The Georgia Bureau of Investigation (GBI) initially said Tortuguita was
shot and killed after allegedly firing a gun and injuring a Georgia state
trooper during the raid, but body-worn camera video
<https://truthout.org/articles/video-raises-questions-about-tortuguitas-death-at-cop-city-amid-permit-appeal/>
from an Atlanta Police Department (APD) unit released this month appears to
show officers suggesting that the trooper was shot by friendly fire in the
initial moments after the shooting. The GBI has stated that their ongoing
investigation of the shooting “does not support” the officers’ statements
and that they will release all video evidence when the investigation is
complete.

Tortuguita’s family released a statement
<https://twitter.com/ByTylerEstep/status/1623732625511796736/photo/1>
responding to the release of the body camera footage, saying the videos
raise “more questions than they answer, but confirm the family’s worst
fears that Manuel was massacred in a hail of gunfire. The videos also show
the clearing of the forest was a paramilitary operation that set the stage
for excessive use of force.” They have joined community activists in
calling for investigation of the shooting completely independent of the
GBI, DeKalb County police and the APD, and for the agencies to share the
evidence they have gathered with the family in a face-to-face meeting.

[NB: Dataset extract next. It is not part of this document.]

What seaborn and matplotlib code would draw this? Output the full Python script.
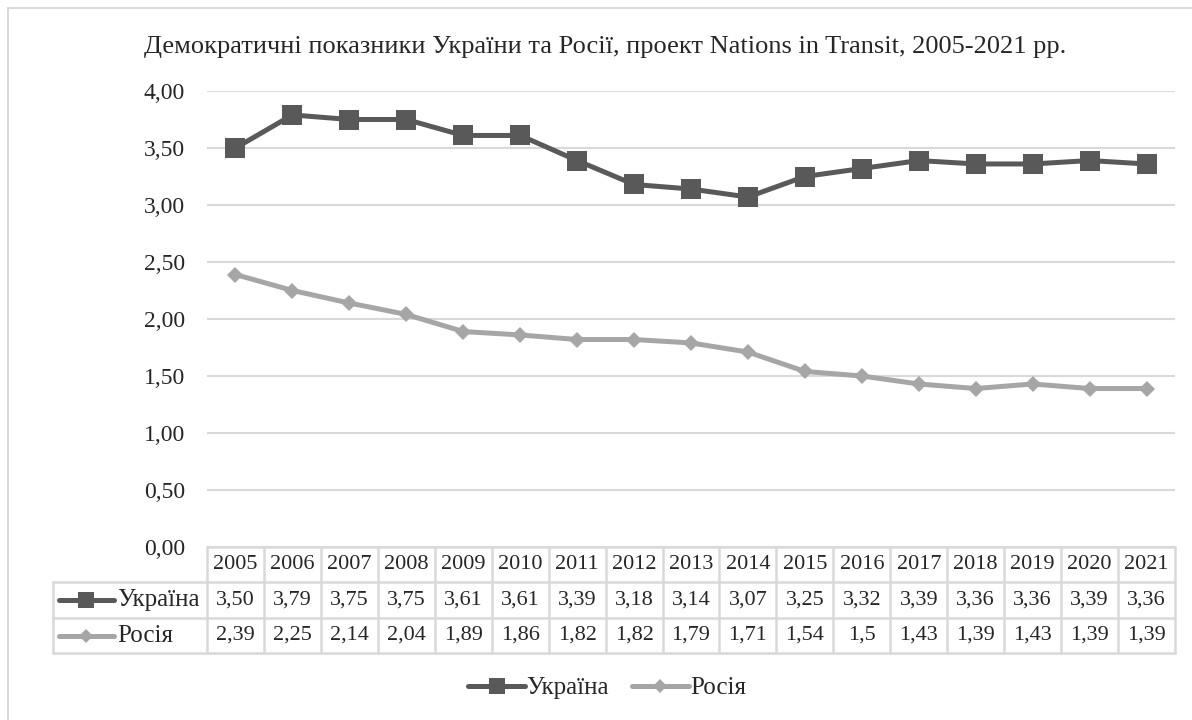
import matplotlib
matplotlib.use("Agg")
import matplotlib.pyplot as plt
import seaborn as sns
import pandas as pd
from matplotlib.lines import Line2D
from matplotlib.patches import Rectangle

years = [2005, 2006, 2007, 2008, 2009, 2010, 2011, 2012, 2013, 2014,
         2015, 2016, 2017, 2018, 2019, 2020, 2021]
ukraine = [3.50, 3.79, 3.75, 3.75, 3.61, 3.61, 3.39, 3.18, 3.14, 3.07,
           3.25, 3.32, 3.39, 3.36, 3.36, 3.39, 3.36]
russia = [2.39, 2.25, 2.14, 2.04, 1.89, 1.86, 1.82, 1.82, 1.79, 1.71,
          1.54, 1.50, 1.43, 1.39, 1.43, 1.39, 1.39]
ukraine_txt = ["3,50", "3,79", "3,75", "3,75", "3,61", "3,61", "3,39", "3,18", "3,14",
               "3,07", "3,25", "3,32", "3,39", "3,36", "3,36", "3,39", "3,36"]
russia_txt = ["2,39", "2,25", "2,14", "2,04", "1,89", "1,86", "1,82", "1,82", "1,79",
              "1,71", "1,54", "1,5", "1,43", "1,39", "1,43", "1,39", "1,39"]
series_names = ["Україна", "Росія"]
title = "Демократичні показники України та Росії, проект Nations in Transit, 2005-2021 рр."

sns.set_style("white")
plt.rcParams['font.family'] = ['Liberation Serif', 'DejaVu Serif']

c_ua = "#595959"
c_ru = "#a6a6a6"
grid_c = "#d9d9d9"

W, H = 1192, 720
fig = plt.figure(figsize=(W / 100, H / 100), dpi=100)

# outer chart border (cut off at right/bottom like the original)
fig.patches.append(Rectangle((8 / W, -0.1), 1.2, 1 - 8 / H + 0.1, transform=fig.transFigure,
                             fill=False, edgecolor=grid_c, linewidth=1.4))

ax_l, ax_r, ax_t, ax_b = 207, 1175, 91, 547
ax = fig.add_axes([ax_l / W, 1 - ax_b / H, (ax_r - ax_l) / W, (ax_b - ax_t) / H])

df = pd.DataFrame({"idx": list(range(len(years))) * 2,
                   "value": ukraine + russia,
                   "country": [series_names[0]] * len(years) + [series_names[1]] * len(years)})

sns.lineplot(data=df[df.country == series_names[0]], x="idx", y="value", ax=ax,
             color=c_ua, linewidth=3.6, marker="s", markersize=14, markeredgewidth=0,
             legend=False)
sns.lineplot(data=df[df.country == series_names[1]], x="idx", y="value", ax=ax,
             color=c_ru, linewidth=3.6, marker="D", markersize=8, markeredgewidth=0,
             legend=False)

ax.set_xlim(-0.5, len(years) - 0.5)
ax.set_ylim(0, 4)
ax.set_yticks([0, 0.5, 1, 1.5, 2, 2.5, 3, 3.5, 4])
ax.set_yticklabels([f"{v:.2f}".replace(".", ",") for v in ax.get_yticks()], fontsize=17)
ax.set_xticks([])
ax.set_xlabel("")
ax.set_ylabel("")
ax.tick_params(axis="y", length=0, pad=16)
for y in ax.get_yticks():
    ax.axhline(y, color=grid_c, linewidth=1.5, zorder=0)
for s in ax.spines.values():
    s.set_visible(False)

fig.text(605 / W, 1 - 47 / H, title, ha="center", va="center", fontsize=19)

# data table under the plot
def py(p):
    return 1 - p / H

rows_y = [547, 582, 618, 653]
tab_left = 53
n = len(years)
fig_x = lambda i: ax_l + (ax_r - ax_l) * (i + 0.5) / n

fig.add_artist(Line2D([ax_l / W, ax_r / W], [py(rows_y[0])] * 2, color=grid_c, lw=1.8))
for r in rows_y[1:]:
    fig.add_artist(Line2D([tab_left / W, ax_r / W], [py(r)] * 2, color=grid_c, lw=1.8))
for i in range(n + 1):
    x = ax_l + (ax_r - ax_l) * i / n
    fig.add_artist(Line2D([x / W] * 2, [py(rows_y[0]), py(rows_y[-1])], color=grid_c, lw=1.8))
fig.add_artist(Line2D([tab_left / W] * 2, [py(rows_y[1]), py(rows_y[-1])], color=grid_c, lw=1.8))

for i, yr in enumerate(years):
    fx = fig_x(i) / W
    fig.text(fx, py((rows_y[0] + rows_y[1]) / 2), str(yr), ha="center", va="center", fontsize=16)
    fig.text(fx, py((rows_y[1] + rows_y[2]) / 2), ukraine_txt[i], ha="center", va="center", fontsize=16)
    fig.text(fx, py((rows_y[2] + rows_y[3]) / 2), russia_txt[i], ha="center", va="center", fontsize=16)

for k, (name, col, mk, ms) in enumerate([(series_names[0], c_ua, "s", 11),
                                          (series_names[1], c_ru, "D", 7)]):
    yc = py((rows_y[k + 1] + rows_y[k + 2]) / 2)
    fig.add_artist(Line2D([59 / W, 114 / W], [yc, yc], color=col, lw=3.6, solid_capstyle="round"))
    fig.add_artist(Line2D([86 / W], [yc], color=col, marker=mk, markersize=ms, markeredgewidth=0))
    fig.text(117 / W, yc, name, ha="left", va="center", fontsize=18)

# legend at bottom
handles = [Line2D([], [], color=c_ua, lw=3.6, marker="s", markersize=11, markeredgewidth=0),
           Line2D([], [], color=c_ru, lw=3.6, marker="D", markersize=7, markeredgewidth=0)]
fig.legend(handles, series_names, loc="center", bbox_to_anchor=(607 / W, py(688)), ncol=2,
           frameon=False, fontsize=18, handlelength=2.3, handletextpad=0.05, columnspacing=0.9)

fig.savefig("out.png", dpi=100)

Over the course of December and January, 19 opponents of the police
training center have been charged with felonies under Georgia’s rarely used
2017 domestic terrorism law, including participants of the recent uprising.
A *Grist *review <https://grist.org/protest/atlanta-cop-city-terrorism/> of
20 arrest warrants shows that none of those hit with terrorism charges are
accused of seriously injuring anyone, and that many of the alleged acts of
“domestic terrorism” consist solely of trespassing in the woods, camping or
occupying a tree house.

The Superior Court’s ruling last week also comes after former Emory
University President Claire Sterk stepped down from the board of the
Atlanta Police Foundation and as a growing student movement opposed to the
training center gains momentum at historically Black and other colleges in
Atlanta. Sterk resigned from the board after more than 200 health care
workers and students affiliated with Emory signed a letter
<https://docs.google.com/document/d/1lTlQGzf5qlNGabV98uqC4BJ9leBruk7TgsW1V0eDc_I/edit>
calling for her resignation.

The land around the site slated to become the training center is associated
with the Old Atlanta Prison Farm
<https://itsgoingdown.org/slave-labor-overcrowding-and-unmarked-graves-the-buried-history-of-atlanta-city-prison-farm/>,
a complex of farms sold in a land lottery to a chattel slave plantation.
The site became a city-operated prison
<https://atlpresscollective.com/2021/08/14/history-of-the-atlanta-city-prison-farm/>
and dairy farm where incarcerated people were forced to grow crops and
raise livestock to feed the populations of other city prisons from about
1920 to 1989, according to the Atlanta Community Press Collective. Today,
the area continues to host a shooting range, juvenile detention facility
and the Helms state prison.

The struggle against the training center has brought activists against
police violence together with environmental activists as well as Muscogee
(Creek) tribal members, whose ancestors originally inhabited the land
before their forced removal in the early 19th century. Highlighting the
intersection of the training center’s social and environmental injustices,
they point out that not only is the South River Forest and watershed, known
to the Muscogee as the Weelaunee Forest, one of the city’s most important
defenses in the face of the worsening climate crisis, it’s also long been
the site of racist displacement, enslavement and carceral subjugation.